From the July/August 2014 issue of Futures Magazine • Subscribe!

Price action trading: The basics

This is the first of a six-part series that provides an overview on how to trade using price action on all time frames and in all markets. Although there is no universally accepted definition of price action, I use the broadest one — it is simply any move up or down on any chart for any market.

The smallest move any market makes is one tick (one pip for forex markets). If a market moves up one tick, it is because there are not enough sellers at the current price to fill all of the buy orders, and the market has to go higher to find more sellers. If it falls one tick, it means there are not enough buyers at that price.

Day traders don’t have the ability to spend time thinking about anything other than whether the market will go up far enough to make a profit if they buy, or fall far enough to make a profit if they short.
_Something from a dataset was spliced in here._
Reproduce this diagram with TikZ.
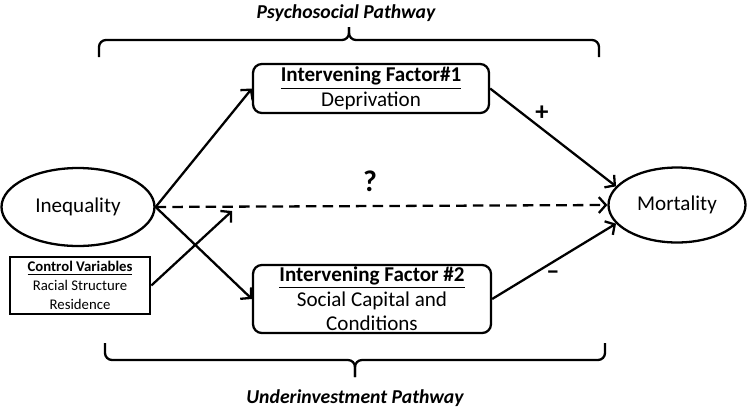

I make several assumptions that allow me not to worry about anything other than the price action on the chart being traded. It is impossible to know if my assumptions are true, but they are consistent with how the market behaves; if they prove wrong, change those assumptions.


Two sides

In every major market, no trade can take place unless there is at least one institution willing to take the buy side and another the sell side. Institutions dominate all major markets; individual traders are simply not big enough to have any effect. Although a trader might believe his order moved the market, that belief is almost always deluded. The market moved only because one or more bearish institutions and one or more bullish institutions wanted it to make the move, even though time and sales might show your order was the only one filled at that price. 

Moreover, traders should accept that 75% or more of all trading is being done by computers. The math is too perfect and the speed is often too fast for anything else to be true. Still, every tick is important, especially in huge markets like the E-mini S&P 500. If you spend a lot of time studying the market, you can see a reason for every tick that takes place. In fact, you can see a reasonable trade to consider on every bar during the day.

What about all of those one-lot orders in the E-mini or the 100-share orders in Apple (AAPL)? The majority of them are being placed by computers conducting various forms of computerized trading (including high-frequency trading), and it often involves scaling in or out of trades and hedging against positions in related markets. Some firms are placing millions of orders a day across many markets. Scaling into a trade means to enter more than once, either at a better or worse price, and scaling out means to exit the trade in pieces. They are taking a casino approach, making a big number of small trades, each with a small edge, and this can result in tens or even hundreds of millions of dollars in profits each year.

All profitable traders, whether institutions or individuals, will only buy if they believe the probability of making a profit is greater than the probability of losing money. This is the “Trader’s Equation”: for a trade to be profitable, the probability of making a profit times the size of the profit (the reward, which is the number of ticks to the profit-taking limit order) has to be greater than the probability of losing times the size of the loss (the risk, which is the number of ticks to the protective stop). The risk and reward are known because the trader sets them; he decides where he will take his profit (his reward) and where he will take his loss (his risk).